TASK PROMPT: All the data below goes into the copy word for word, but the pictures don't.

COLLECTED MATERIAL:
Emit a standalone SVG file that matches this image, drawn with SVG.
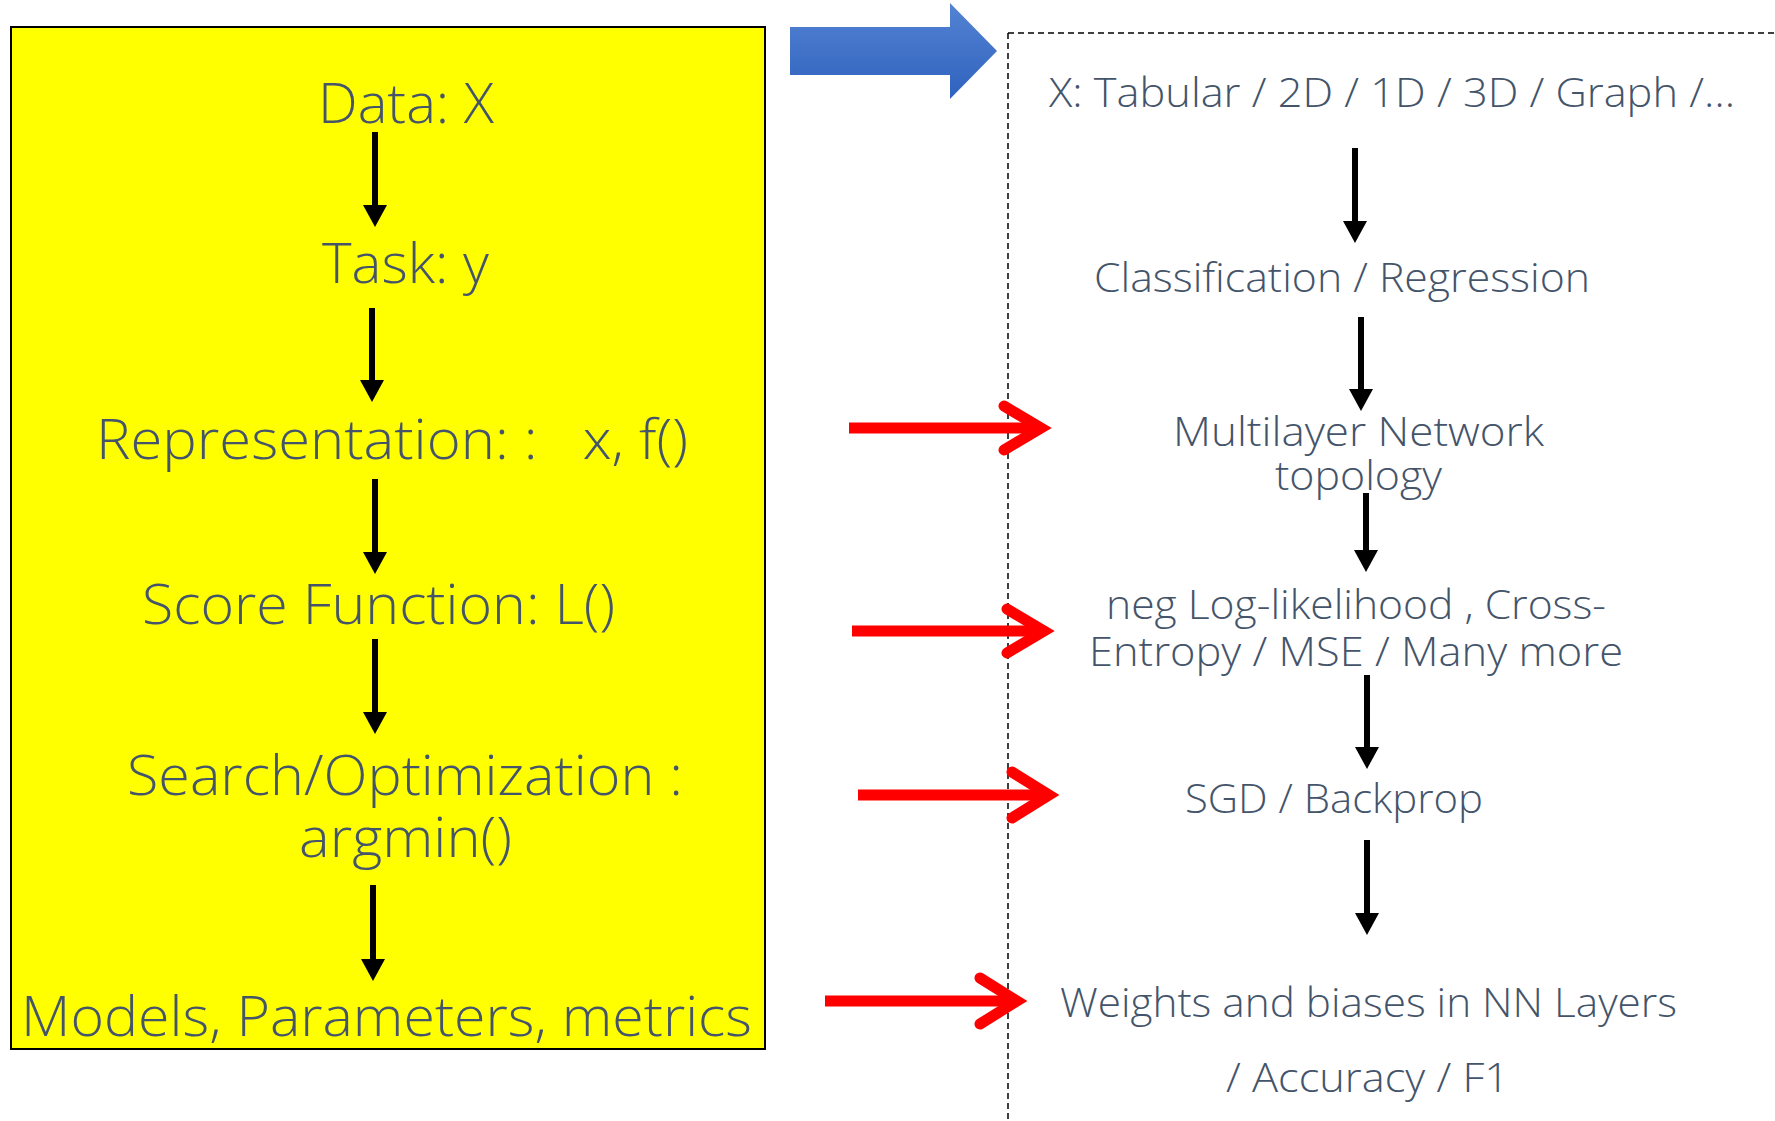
<svg xmlns="http://www.w3.org/2000/svg" width="1775" height="1121" viewBox="0 0 1775 1121">
<style>
.t{font-family:"Open Sans","Noto Sans","Liberation Sans",sans-serif;font-weight:300;fill:#44546A;white-space:pre}
.l{font-size:56px}
.r{font-size:41px}
.blk{stroke:#000;stroke-width:6;fill:none}
.red{stroke:#FF0000;stroke-width:11;fill:none}
.chev{stroke:#FF0000;stroke-width:11;fill:none;stroke-linecap:round;stroke-linejoin:miter}
</style>
<defs>
<marker id="ah" viewBox="0 0 22 24" markerWidth="22" markerHeight="24" markerUnits="userSpaceOnUse" refX="2" refY="12" orient="auto">
<path d="M0,0 L22,12 L0,24 z" fill="#000"/>
</marker>
<linearGradient id="bg" x1="0" y1="0" x2="0" y2="1">
<stop offset="0" stop-color="#5383D3"/>
<stop offset="1" stop-color="#2F62BE"/>
</linearGradient>
</defs>
<rect width="1775" height="1121" fill="#fff"/>

<g id="left-panel">
<rect x="11" y="27" width="754" height="1022" fill="#FFFF00" stroke="#000" stroke-width="2"/>
</g>
<g id="big-arrow">
<polygon points="790,27 950,27 950,3 997,51 950,99 950,75 790,75" fill="url(#bg)"/>
</g>
<g id="right-panel">
<path d="M1008,33 H1775 M1008,33 V1121" stroke="#000" stroke-width="1.5" stroke-dasharray="6,4" fill="none"/>
</g>

<g id="node-data"><text class="t l" x="318" y="123" textLength="176" lengthAdjust="spacingAndGlyphs">Data: X</text></g>
<g id="node-task"><text class="t l" x="322" y="283" textLength="167" lengthAdjust="spacingAndGlyphs">Task: y</text></g>
<g id="node-repr"><text class="t l" x="96" y="459" textLength="592" lengthAdjust="spacingAndGlyphs">Representation: :   x, f()</text></g>
<g id="node-score"><text class="t l" x="142" y="624" textLength="473" lengthAdjust="spacingAndGlyphs">Score Function: L()</text></g>
<g id="node-search">
<text class="t l" x="127" y="795" textLength="556" lengthAdjust="spacingAndGlyphs">Search/Optimization :</text>
<text class="t l" x="299" y="857" textLength="213" lengthAdjust="spacingAndGlyphs">argmin()</text>
</g>
<g id="node-models"><text class="t l" x="21" y="1036" textLength="731" lengthAdjust="spacingAndGlyphs">Models, Parameters, metrics</text></g>

<g id="node-x"><text class="t r" x="1049" y="107" textLength="686" lengthAdjust="spacingAndGlyphs">X: Tabular / 2D / 1D / 3D / Graph /…</text></g>
<g id="node-class"><text class="t r" x="1094" y="292" textLength="496" lengthAdjust="spacingAndGlyphs">Classification / Regression</text></g>
<g id="node-mlp">
<text class="t r" x="1173" y="446" textLength="371" lengthAdjust="spacingAndGlyphs">Multilayer Network</text>
<text class="t r" x="1275" y="490" textLength="167" lengthAdjust="spacingAndGlyphs">topology</text>
</g>
<g id="node-loss">
<text class="t r" x="1106" y="619" textLength="500" lengthAdjust="spacingAndGlyphs">neg Log-likelihood , Cross-</text>
<text class="t r" x="1089" y="666" textLength="534" lengthAdjust="spacingAndGlyphs">Entropy / MSE / Many more</text>
</g>
<g id="node-sgd"><text class="t r" x="1185" y="813" textLength="298" lengthAdjust="spacingAndGlyphs">SGD / Backprop</text></g>
<g id="node-weights">
<text class="t r" x="1060" y="1017" textLength="617" lengthAdjust="spacingAndGlyphs">Weights and biases in NN Layers</text>
<text class="t r" x="1226" y="1092" textLength="283" lengthAdjust="spacingAndGlyphs">/ Accuracy / F1</text>
</g>

<g id="connectors">
<line class="blk" x1="375" y1="132" x2="375" y2="207" marker-end="url(#ah)"/>
<line class="blk" x1="372" y1="308" x2="372" y2="382" marker-end="url(#ah)"/>
<line class="blk" x1="375" y1="479" x2="375" y2="554" marker-end="url(#ah)"/>
<line class="blk" x1="375" y1="639" x2="375" y2="714" marker-end="url(#ah)"/>
<line class="blk" x1="373" y1="885" x2="373" y2="961" marker-end="url(#ah)"/>

<line class="blk" x1="1355" y1="148" x2="1355" y2="223" marker-end="url(#ah)"/>
<line class="blk" x1="1361" y1="317" x2="1361" y2="391" marker-end="url(#ah)"/>
<line class="blk" x1="1366" y1="493" x2="1366" y2="552" marker-end="url(#ah)"/>
<line class="blk" x1="1367" y1="675" x2="1367" y2="749" marker-end="url(#ah)"/>
<line class="blk" x1="1367" y1="840" x2="1367" y2="915" marker-end="url(#ah)"/>

<line class="red" x1="849" y1="428" x2="1036" y2="428"/>
<polyline class="chev" points="1004,406 1041,428 1004,450"/>
<line class="red" x1="852" y1="631" x2="1040" y2="631"/>
<polyline class="chev" points="1007,609 1044,631 1007,653"/>
<line class="red" x1="858" y1="795" x2="1045" y2="795"/>
<polyline class="chev" points="1012,772 1049,795 1012,818"/>
<line class="red" x1="825" y1="1001" x2="1012" y2="1001"/>
<polyline class="chev" points="980,978 1017,1001 980,1024"/>
</g>
</svg>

ANSWER TO THE EXERCISE:
Emit a standalone SVG file that matches this image, drawn with SVG.
<svg xmlns="http://www.w3.org/2000/svg" width="1775" height="1121" viewBox="0 0 1775 1121">
<style>
.t{font-family:"Open Sans","Noto Sans","Liberation Sans",sans-serif;font-weight:300;fill:#44546A;white-space:pre}
.l{font-size:56px}
.r{font-size:41px}
.blk{stroke:#000;stroke-width:6;fill:none}
.red{stroke:#FF0000;stroke-width:11;fill:none}
.chev{stroke:#FF0000;stroke-width:11;fill:none;stroke-linecap:round;stroke-linejoin:miter}
</style>
<defs>
<marker id="ah" viewBox="0 0 22 24" markerWidth="22" markerHeight="24" markerUnits="userSpaceOnUse" refX="2" refY="12" orient="auto">
<path d="M0,0 L22,12 L0,24 z" fill="#000"/>
</marker>
<linearGradient id="bg" x1="0" y1="0" x2="0" y2="1">
<stop offset="0" stop-color="#5383D3"/>
<stop offset="1" stop-color="#2F62BE"/>
</linearGradient>
</defs>
<rect width="1775" height="1121" fill="#fff"/>

<g id="left-panel">
<rect x="11" y="27" width="754" height="1022" fill="#FFFF00" stroke="#000" stroke-width="2"/>
</g>
<g id="big-arrow">
<polygon points="790,27 950,27 950,3 997,51 950,99 950,75 790,75" fill="url(#bg)"/>
</g>
<g id="right-panel">
<path d="M1008,33 H1775 M1008,33 V1121" stroke="#000" stroke-width="1.5" stroke-dasharray="6,4" fill="none"/>
</g>

<g id="node-data"><text class="t l" x="318" y="123" textLength="176" lengthAdjust="spacingAndGlyphs">Data: X</text></g>
<g id="node-task"><text class="t l" x="322" y="283" textLength="167" lengthAdjust="spacingAndGlyphs">Task: y</text></g>
<g id="node-repr"><text class="t l" x="96" y="459" textLength="592" lengthAdjust="spacingAndGlyphs">Representation: :   x, f()</text></g>
<g id="node-score"><text class="t l" x="142" y="624" textLength="473" lengthAdjust="spacingAndGlyphs">Score Function: L()</text></g>
<g id="node-search">
<text class="t l" x="127" y="795" textLength="556" lengthAdjust="spacingAndGlyphs">Search/Optimization :</text>
<text class="t l" x="299" y="857" textLength="213" lengthAdjust="spacingAndGlyphs">argmin()</text>
</g>
<g id="node-models"><text class="t l" x="21" y="1036" textLength="731" lengthAdjust="spacingAndGlyphs">Models, Parameters, metrics</text></g>

<g id="node-x"><text class="t r" x="1049" y="107" textLength="686" lengthAdjust="spacingAndGlyphs">X: Tabular / 2D / 1D / 3D / Graph /…</text></g>
<g id="node-class"><text class="t r" x="1094" y="292" textLength="496" lengthAdjust="spacingAndGlyphs">Classification / Regression</text></g>
<g id="node-mlp">
<text class="t r" x="1173" y="446" textLength="371" lengthAdjust="spacingAndGlyphs">Multilayer Network</text>
<text class="t r" x="1275" y="490" textLength="167" lengthAdjust="spacingAndGlyphs">topology</text>
</g>
<g id="node-loss">
<text class="t r" x="1106" y="619" textLength="500" lengthAdjust="spacingAndGlyphs">neg Log-likelihood , Cross-</text>
<text class="t r" x="1089" y="666" textLength="534" lengthAdjust="spacingAndGlyphs">Entropy / MSE / Many more</text>
</g>
<g id="node-sgd"><text class="t r" x="1185" y="813" textLength="298" lengthAdjust="spacingAndGlyphs">SGD / Backprop</text></g>
<g id="node-weights">
<text class="t r" x="1060" y="1017" textLength="617" lengthAdjust="spacingAndGlyphs">Weights and biases in NN Layers</text>
<text class="t r" x="1226" y="1092" textLength="283" lengthAdjust="spacingAndGlyphs">/ Accuracy / F1</text>
</g>

<g id="connectors">
<line class="blk" x1="375" y1="132" x2="375" y2="207" marker-end="url(#ah)"/>
<line class="blk" x1="372" y1="308" x2="372" y2="382" marker-end="url(#ah)"/>
<line class="blk" x1="375" y1="479" x2="375" y2="554" marker-end="url(#ah)"/>
<line class="blk" x1="375" y1="639" x2="375" y2="714" marker-end="url(#ah)"/>
<line class="blk" x1="373" y1="885" x2="373" y2="961" marker-end="url(#ah)"/>

<line class="blk" x1="1355" y1="148" x2="1355" y2="223" marker-end="url(#ah)"/>
<line class="blk" x1="1361" y1="317" x2="1361" y2="391" marker-end="url(#ah)"/>
<line class="blk" x1="1366" y1="493" x2="1366" y2="552" marker-end="url(#ah)"/>
<line class="blk" x1="1367" y1="675" x2="1367" y2="749" marker-end="url(#ah)"/>
<line class="blk" x1="1367" y1="840" x2="1367" y2="915" marker-end="url(#ah)"/>

<line class="red" x1="849" y1="428" x2="1036" y2="428"/>
<polyline class="chev" points="1004,406 1041,428 1004,450"/>
<line class="red" x1="852" y1="631" x2="1040" y2="631"/>
<polyline class="chev" points="1007,609 1044,631 1007,653"/>
<line class="red" x1="858" y1="795" x2="1045" y2="795"/>
<polyline class="chev" points="1012,772 1049,795 1012,818"/>
<line class="red" x1="825" y1="1001" x2="1012" y2="1001"/>
<polyline class="chev" points="980,978 1017,1001 980,1024"/>
</g>
</svg>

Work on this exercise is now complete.